Stanley Kubrick’s Lifelong Project ‘Napoleon’ Coming to HBO with Spielberg and Fukunaga


Stanley Kubrick was busy man. So busy, in fact, that several of the projects he’d hoped to complete before his death in 1999 went unfinished. Steven Spielberg’s 2001 film A.I. was one of them, and now Spielberg, as a producer, is working to bring another of Kubrick’s long labored over works to life, this time with the help of HBO and director Cary Fukunaga, who made his name with the first season of True Detective. David Leland of The Borgias has been hired to complete the script. It’s called Napoleon, and, well, it’s about Napoleon.

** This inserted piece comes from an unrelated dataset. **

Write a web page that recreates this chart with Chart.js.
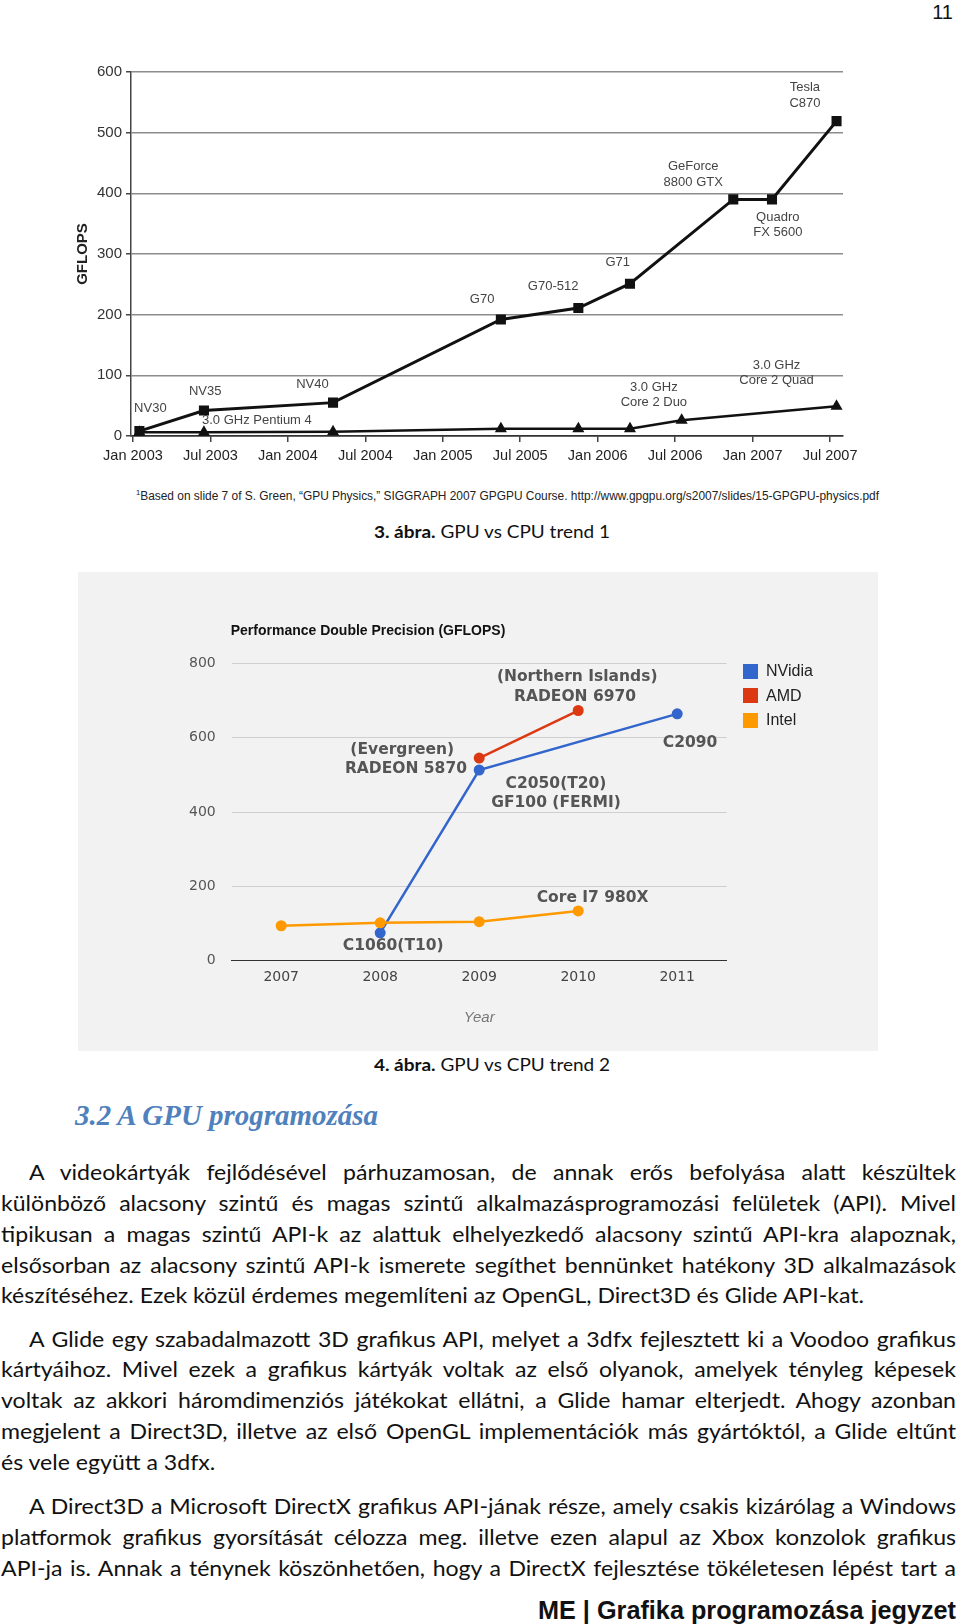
<!DOCTYPE html>
<html lang="hu">
<head>
<meta charset="utf-8">
<title>GPU vs CPU trend</title>
<script src="https://cdn.jsdelivr.net/npm/chart.js@4.4.1/dist/chart.umd.min.js"></script>
<style>
	html, body { margin: 0; padding: 0; background: #fff; }
	body { width: 960px; height: 1624px; position: relative; overflow: hidden; color: #111; font-family: Lato, 'Open Sans', sans-serif; }
	.abs { position: absolute; white-space: nowrap; transform-origin: 0 50%; }
	#chart1 { position: absolute; left: 0; top: 0; }
	#chart2 { position: absolute; left: 78px; top: 572px; background: #f2f2f2; }
	.page-no { right: 7px; top: 0; font: 20px 'Liberation Sans', Arial, sans-serif; line-height: 25px; }
	.footnote { font: 12.5px 'Liberation Sans Narrow', 'Liberation Sans', sans-serif; line-height: 16px; color: #222; }
	.footnote sup { font-size: 8px; }
	.caption { font-size: 17px; line-height: 22px; }
	.caption b { font-weight: 700; }
	.heading { font: italic bold 29px 'Liberation Serif', serif; color: #4f81bd; line-height: 34px; }
	.body-line { font-size: 20.5px; line-height: 31px; color: #111; }
	.footer { font: bold 26px 'Liberation Sans Narrow', 'Liberation Sans', sans-serif; line-height: 30px; }
	.legend { position: absolute; left: 743px; top: 659px; }
	.legend-row { display: flex; align-items: center; height: 24.5px; font: 16px 'Liberation Sans', Arial, sans-serif; color: #222; }
	.legend-swatch { width: 15px; height: 15px; margin-right: 8px; }
</style>
</head>
<body>
<div class="abs page-no">11</div>
<canvas id="chart1" width="960" height="480"></canvas>
<canvas id="chart2" width="800" height="479"></canvas>
<div class="legend"></div>

<script>
// chart 1 - x is months counted from Jan 2003
const tickMonths = [0, 6, 12, 18, 24, 30, 36, 42, 48, 54];
const tickLabels = ['Jan 2003', 'Jul 2003', 'Jan 2004', 'Jul 2004', 'Jan 2005', 'Jul 2005', 'Jan 2006', 'Jul 2006', 'Jan 2007', 'Jul 2007'];
const gpuMonths = [0.5, 5.5, 15.5, 28.5, 34.5, 38.5, 46.5, 49.5, 54.5];
const gpuGflops = [8, 42, 55, 192, 211, 251, 390, 390, 519];
const cpuMonths = [0.5, 5.5, 15.5, 28.5, 34.5, 38.5, 42.5, 54.5];
const cpuGflops = [6, 6, 7, 12, 12, 12, 26, 49];

const trendNotes = [
	{ text: 'NV30', x: 1.35, y: 46 },
	{ text: 'NV35', x: 5.6, y: 73 },
	{ text: 'NV40', x: 13.9, y: 85 },
	{ text: '3.0 GHz Pentium 4', x: 9.6, y: 26 },
	{ text: 'G70', x: 27.05, y: 225 },
	{ text: 'G70-512', x: 32.55, y: 247 },
	{ text: 'G71', x: 37.55, y: 286 },
	{ text: 'GeForce', x: 43.4, y: 444 },
	{ text: '8800 GTX', x: 43.4, y: 418 },
	{ text: 'Quadro', x: 49.95, y: 361 },
	{ text: 'FX 5600', x: 49.95, y: 336 },
	{ text: 'Tesla', x: 52.05, y: 574 },
	{ text: 'C870', x: 52.05, y: 549 },
	{ text: '3.0 GHz', x: 40.35, y: 80 },
	{ text: 'Core 2 Duo', x: 40.35, y: 55 },
	{ text: '3.0 GHz', x: 49.85, y: 117 },
	{ text: 'Core 2 Quad', x: 49.85, y: 91 },
];

// chart 2
const years = ['2007', '2008', '2009', '2010', '2011'];
const nvidia = [null, 75, 513, null, 664];
const amd = [null, null, 545, 673, null];
const intel = [94, 102, 105, 134, null];

const vendorNotes = [
	{ text: '(Evergreen)', x: 1.223, y: 567 },
	{ text: 'RADEON 5870', x: 1.26, y: 515 },
	{ text: 'C1060(T10)', x: 1.132, y: 40 },
	{ text: '(Northern Islands)', x: 2.99, y: 764 },
	{ text: 'RADEON 6970', x: 2.968, y: 710 },
	{ text: 'C2050(T20)', x: 2.776, y: 475 },
	{ text: 'GF100 (FERMI)', x: 2.776, y: 423 },
	{ text: 'C2090', x: 4.13, y: 585 },
	{ text: 'Core I7 980X', x: 3.146, y: 170 },
];

const colors = { nvidia: '#3366cc', amd: '#dc3912', intel: '#ff9900' };

// draws text notes at data positions, plus an optional heading over the plot
function noteLabels(items, font, color, heading) {
	return {
		id: 'noteLabels',
		afterDatasetsDraw(chart) {
			const { ctx, chartArea, scales: { x, y } } = chart;
			ctx.save();
			ctx.font = font;
			ctx.fillStyle = color;
			ctx.textAlign = 'center';
			ctx.textBaseline = 'middle';
			items.forEach((item) => {
				ctx.fillText(item.text, x.getPixelForValue(item.x), y.getPixelForValue(item.y));
			});
			if (heading) {
				ctx.font = heading.font;
				ctx.fillStyle = heading.color;
				ctx.textAlign = 'left';
				ctx.fillText(heading.text, chartArea.left - 1, chartArea.top - 32);
			}
			ctx.restore();
		},
	};
}

const sans = "'Liberation Sans', Arial, sans-serif";

new Chart(document.getElementById('chart1'), {
	type: 'line',
	data: {
		datasets: [
			{
				label: 'GPU',
				data: gpuMonths.map((m, i) => ({ x: m, y: gpuGflops[i] })),
				borderColor: '#111',
				backgroundColor: '#111',
				borderWidth: 3,
				pointStyle: 'rect',
				pointRadius: 5,
			},
			{
				label: 'CPU',
				data: cpuMonths.map((m, i) => ({ x: m, y: cpuGflops[i] })),
				borderColor: '#111',
				backgroundColor: '#111',
				borderWidth: 2.5,
				pointStyle: 'triangle',
				pointRadius: 4.5,
			},
		],
	},
	options: {
		responsive: false,
		animation: false,
		layout: { autoPadding: false, padding: { top: 72, right: 117, left: 0, bottom: 0 } },
		plugins: { legend: { display: false }, tooltip: { enabled: false } },
		scales: {
			x: {
				type: 'linear',
				min: -0.15,
				max: 55,
				afterBuildTicks: (scale) => { scale.ticks = tickMonths.map((v) => ({ value: v })); },
				afterFit: (scale) => { scale.height = 44; },
				ticks: {
					callback: (v, i) => tickLabels[i],
					autoSkip: false,
					maxRotation: 0,
					padding: 5,
					color: '#222',
					font: { family: sans, size: 14.5 },
				},
				grid: { drawOnChartArea: false, drawTicks: true, tickLength: 6, tickColor: '#444', lineWidth: 1.5 },
				border: { color: '#333', width: 1.5 },
			},
			y: {
				min: 0,
				max: 600,
				afterFit: (scale) => { scale.width = 131; },
				ticks: { stepSize: 100, padding: 4, color: '#333', font: { family: sans, size: 15 } },
				grid: { color: (c) => (c.tick && c.tick.value === 0 ? '#333' : '#8c8c8c'), lineWidth: 1.5, tickLength: 5, tickColor: '#444' },
				border: { color: '#444', width: 1.5 },
				title: {
					display: true,
					text: 'GFLOPS',
					color: '#222',
					font: { family: sans, size: 15, weight: 'bold' },
					padding: { top: 74, bottom: 0 },
				},
			},
		},
	},
	plugins: [noteLabels(trendNotes, "13px 'Liberation Sans', Arial, sans-serif", '#444')],
});

const dejavu = "'DejaVu Sans', sans-serif";

new Chart(document.getElementById('chart2'), {
	type: 'line',
	data: {
		labels: years,
		datasets: [
			{ label: 'NVidia', data: nvidia, borderColor: colors.nvidia, backgroundColor: colors.nvidia, spanGaps: true, order: 2 },
			{ label: 'AMD', data: amd, borderColor: colors.amd, backgroundColor: colors.amd, order: 1 },
			{ label: 'Intel', data: intel, borderColor: colors.intel, backgroundColor: colors.intel, order: 0 },
		],
	},
	options: {
		responsive: false,
		animation: false,
		layout: { autoPadding: false, padding: { top: 91.3, right: 151.3, left: 0, bottom: 0 } },
		elements: {
			line: { borderWidth: 2.5 },
			point: { radius: 5.5, borderWidth: 0 },
		},
		plugins: { legend: { display: false }, tooltip: { enabled: false } },
		scales: {
			x: {
				offset: true,
				afterFit: (scale) => { scale.height = 90.3; },
				ticks: { padding: 8, color: '#444', font: { family: dejavu, size: 14 } },
				grid: { drawOnChartArea: false, drawTicks: false, offset: true },
				border: { color: '#333', width: 1 },
				title: {
					display: true,
					text: 'Year',
					color: '#777',
					font: { family: sans, size: 15, style: 'italic' },
					padding: { top: 0, bottom: 24 },
				},
			},
			y: {
				min: 0,
				max: 800,
				afterFit: (scale) => { scale.width = 153.7; },
				ticks: { stepSize: 200, padding: 16, color: '#555', font: { family: dejavu, size: 14 } },
				grid: { color: (c) => (c.tick && c.tick.value === 0 ? '#333' : '#cfcfcf'), lineWidth: 1, drawTicks: false },
				border: { display: false },
			},
		},
	},
	plugins: [noteLabels(vendorNotes, "bold 15.5px 'DejaVu Sans', sans-serif", '#555', {
		text: 'Performance Double Precision (GFLOPS)',
		font: "bold 14px 'Liberation Sans', Arial, sans-serif",
		color: '#111',
	})],
});

const legendItems = [
	{ name: 'NVidia', color: colors.nvidia },
	{ name: 'AMD', color: colors.amd },
	{ name: 'Intel', color: colors.intel },
];

const legendBox = document.querySelector('.legend');

legendItems.forEach((item) => {
	const row = document.createElement('div');
	row.setAttribute('class', 'legend-row');

	const swatch = document.createElement('span');
	swatch.setAttribute('class', 'legend-swatch');
	swatch.style.backgroundColor = item.color;

	const label = document.createElement('span');
	label.textContent = item.name;

	row.appendChild(swatch);
	row.appendChild(label);
	legendBox.appendChild(row);
});

// page text
function addText(cls, html, left, centerY, lineHeight) {
	const el = document.createElement('div');
	el.className = 'abs ' + cls;
	el.innerHTML = html;
	el.style.left = left + 'px';
	el.style.top = (centerY - lineHeight / 2) + 'px';
	document.body.appendChild(el);
	return el;
}

function fitWidth(el, width) {
	const w = el.getBoundingClientRect().width;
	el.style.transform = `scaleX(${width / w})`;
}

fitWidth(addText('footnote', '<sup>1</sup>Based on slide 7 of S. Green, \u201cGPU Physics,\u201d SIGGRAPH 2007 GPGPU Course. http://www.gpgpu.org/s2007/slides/15-GPGPU-physics.pdf', 135.7, 493, 16), 743);
fitWidth(addText('caption', '<b>3. ábra.</b> GPU vs CPU trend 1', 374, 532, 22), 236);
fitWidth(addText('caption', '<b>4. ábra.</b> GPU vs CPU trend 2', 374, 1064.6, 22), 236);
fitWidth(addText('heading', '3.2 A GPU programozása', 74.6, 1115, 34), 303);
fitWidth(addText('footer', 'ME | Grafika programozása jegyzet', 537.5, 1610, 30), 418);

const paragraphs = [
	{
		top: 1172.3,
		lines: [
			'A videokártyák fejlődésével párhuzamosan, de annak erős befolyása alatt készültek',
			'különböző alacsony szintű és magas szintű alkalmazásprogramozási felületek (API). Mivel',
			'tipikusan a magas szintű API-k az alattuk elhelyezkedő alacsony szintű API-kra alapoznak,',
			'elsősorban az alacsony szintű API-k ismerete segíthet bennünket hatékony 3D alkalmazások',
			'készítéséhez. Ezek közül érdemes megemlíteni az OpenGL, Direct3D és Glide API-kat.',
		],
		ends: true,
	},
	{
		top: 1339,
		lines: [
			'A Glide egy szabadalmazott 3D grafikus API, melyet a 3dfx fejlesztett ki a Voodoo grafikus',
			'kártyáihoz. Mivel ezek a grafikus kártyák voltak az első olyanok, amelyek tényleg képesek',
			'voltak az akkori háromdimenziós játékokat ellátni, a Glide hamar elterjedt. Ahogy azonban',
			'megjelent a Direct3D, illetve az első OpenGL implementációk más gyártóktól, a Glide eltűnt',
			'és vele együtt a 3dfx.',
		],
		ends: true,
	},
	{
		top: 1506.8,
		lines: [
			'A Direct3D a Microsoft DirectX grafikus API-jának része, amely csakis kizárólag a Windows',
			'platformok grafikus gyorsítását célozza meg. illetve ezen alapul az Xbox konzolok grafikus',
			'API-ja is. Annak a ténynek köszönhetően, hogy a DirectX fejlesztése tökéletesen lépést tart a',
		],
		ends: false,
	},
];

const textLeft = 1;
const textRight = 956;
const indent = 28;
const lineStep = 30.9;

const placed = [];
paragraphs.forEach((p) => {
	p.lines.forEach((text, i) => {
		const left = textLeft + (i === 0 ? indent : 0);
		const el = addText('body-line', '', left, p.top + i * lineStep, 31);
		el.textContent = text;
		placed.push({ el, left, text, last: p.ends && i === p.lines.length - 1, w: 0 });
	});
});
placed.forEach((l) => { l.w = l.el.getBoundingClientRect().width; });

// horizontal squeeze so the first paragraph's last line ends where it does on the page
const sx = 863 / placed[4].w;
placed.forEach((l) => {
	const target = textRight - l.left;
	if (l.last) {
		l.el.style.transform = `scaleX(${sx})`;
		return;
	}
	const scaled = l.w * sx;
	const spaces = (l.text.match(/ /g) || []).length;
	if (scaled <= target && spaces > 0) {
		l.el.style.wordSpacing = ((target - scaled) / sx / spaces) + 'px';
		l.el.style.transform = `scaleX(${sx})`;
	} else {
		l.el.style.transform = `scaleX(${target / l.w})`;
	}
});
</script>
</body>
</html>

The miniseries is apparently meant as a study in greed, with Napoleon’s thirst for power and domination of Europe eventually undoing him. Kubrick began working on the project shortly after completing 2001, but due to the overwhelming scope and the potential cost, it never came to fruition. Part of the reason it would’ve been so expensive is that Kubrick had wanted to use upwards of 30,000 extras to recreate battle scenes. Now that everything is free, there’s no barrier to production, so of course it’s being made! That’s not true, but surely CGI can beef up battle scenes without requiring 30,000 actual flesh-and-bone people.

But, on a more serious note, this is very exciting, especially with the talent attached. The Kubrick family has opened the archive to HBO, so hopefully it comes to life exactly as the director had hoped.